I've limited myself to mostly less than $5000 per stock at purchase time. A few were a bit above that, the most being $7,700 for WDC which I dropped 5 days later for a loss of $265 (it was going down and I decided that at $15+ a share, it was too expensive for what I wanted anyway). Most (simulated) purchases have probably been in the $3000 - $4000 range, which makes the brokerage more significant but allows more shares in the portfolio.

I seem to have a bit of the anti-Midas touch (everything I buy immediately turns to sh*t ;D) but quite a few are getting into the black now.

What is becoming obvious is that one bad choice can quickly blow the profits on a number of nicely increasing stocks, so tight control over losses is essential. That was one thing that was emphasised in the books I read too. So now I've gotta get my stop-loss strategy in place and working better.

Cheers,
GP


----------



## RichKid (5 October 2004)

Set your profit and stop loss levels before you enter a trade and stick to it. Set targets (ie 25% return, or 5% maximum loss).
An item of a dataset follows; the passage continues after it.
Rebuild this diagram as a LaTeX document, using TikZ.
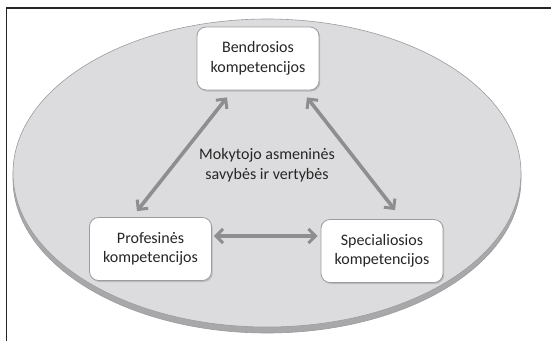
\documentclass[tikz,border=0pt]{standalone}
\usepackage{fontspec}
\setmainfont{Carlito}
\usetikzlibrary{arrows.meta,calc,shadows}
\definecolor{face}{HTML}{DCDCDE}
\definecolor{side}{HTML}{A8A8AA}
\definecolor{rim}{HTML}{9C9C9E}
\definecolor{arrowgray}{HTML}{8E8E90}
\definecolor{txt}{HTML}{262626}
\tikzset{
  compbox/.style={draw=rim, line width=0.8pt, fill=white, rounded corners=9pt,
    minimum width=122pt, minimum height=63pt, align=center, text=txt,
    font=\fontsize{16}{19.5}\selectfont,
    drop shadow={shadow xshift=1.2pt, shadow yshift=-1.5pt, fill=black!35, opacity=0.6}},
  link/.style={draw=arrowgray, line width=3.6pt,
    {Straight Barb[length=7pt,width=14pt,line width=3pt]}-{Straight Barb[length=7pt,width=14pt,line width=3pt]}},
  centertext/.style={align=center, text=txt, font=\fontsize{16}{19.5}\selectfont}
}
\begin{document}
\begin{tikzpicture}[x=1pt,y=-1pt]
\useasboundingbox (0,0) rectangle (551,341);
\fill[white] (0,0) rectangle (551,341);
% frame (top and left visible)
\draw[line width=1.2pt, black!85] (6.5,341) -- (6.5,8) -- (551,8);
% disk
\draw[rim, fill=side, line width=0.6pt] (267,179) ellipse [x radius=254, y radius=154];
\draw[rim, fill=face, line width=0.6pt] (267,173) ellipse [x radius=254, y radius=154];
% boxes
\node[compbox] (b) at (258,58.5) {Bendrosios\\kompetencijos};
\node[compbox] (p) at (150.5,249) {Profesinės\\kompetencijos};
\node[compbox] (s) at (382,251) {Specialiosios\\kompetencijos};
\node[centertext] (m) at (267,165) {Mokytojo asmeninės\\savybės ir vertybės};
% connectors
\draw[link] ($(b.south)+(-31,7)$) -- ($(p.north)+(-13.5,-6)$);
\draw[link] ($(b.south)+(49,7)$) -- ($(s.north)+(13,-9)$);
\draw[link] ($(p.east)+(2,-13)$) -- ($(s.west)+(-3,-15)$);
\end{tikzpicture}
\end{document}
If you're not comfortable with the resistance and support levels and other characteristics of a stock don't go in, there are lost of opportunitities out there, wait for the one that suits you.

Sounds simple but it's not (as I've found out! D'oh!!!). GOOD LUCK!


----------



## RALPH5 (5 October 2004)

RichKid said:
			
		

> Set your profit and stop loss levels before you enter a trade and stick to it. Set targets (ie 25% return, or 5% maximum loss). If you're not comfortable with the resistance and support levels and other characteristics of a stock don't go in, there are lost of opportunitities out there, wait for the one that suits you.
> 
> Sounds simple but it's not (as I've found out! D'oh!!!). GOOD LUCK!





Good advise but unfortunatly easier said than done. Trying to eliminate
the emotion from the trade is the key.

Cheers Ralph


----------



## wayneL (5 October 2004)

Have not read this so cannot comment yet, but a friend sent it to me.

It might help

http://www.nqoos.com/Articles_and_Reprints/EmotionFreeTradingBook.pdf

cheers


----------



## RichKid (5 October 2004)

RALPH5 said:
			
		

> Good advise but unfortunatly easier said than done. Trying to eliminate
> the emotion from the trade is the key.
> 
> Cheers Ralph




Spot on! You can see why I sound like Homer Simpson when I say D'oh!
I keep telling myself to do what I planned before entering the trade but I end up doing something different (like poor old Homer). But I'm learning and fortunately I'm facing it rather than ignoring the problem. I'm getting better, but slowly. The key is to treat it like a business and to be cold. I'm now making protecting my capital a big priority. Without that as a goal it's easy to just focus on the upside alone. Next step is knowing when to take profits. I also try to limit my positions to six.


----------



## RichKid (5 October 2004)

wayneL said:
			
		

> Have not read this so cannot comment yet, but a friend sent it to me.
> 
> It might help
> 
> ...




Thanks very much Wayne, I've had a quick look at it and it looks good. I've seen some other basic booklets use a similar easy-to-use format (ie two traders scenario). I've found that one of my weaknesses (on looking back) is greed and refusal to take a loss (trying to fight the market). 

Thanks again, the booklet is sure to help!


----------



## JetDollars (6 October 2004)

A very interesting topic. I also paper trading at the moment. Having 2 portfolios with different strategy.

Portfolio No.1: with a capital of just $10k:
a. 50% for ASX000-ASX100 (Low Risk)
b. 30% for ASX100-ASX300 (Medium Risk)
c. 20% for ASX300-ASX??? (High Risk - Speculation)
It's currently returning just 7% in total after 15th July 2004.

Portfolio No.2: with a capital of $100k:
a. Only Top ASX100 with highly liquidity (for income generation)
Generating a very nice return using covered calls, but some of the stock is very shaky at the moment like NCP.


----------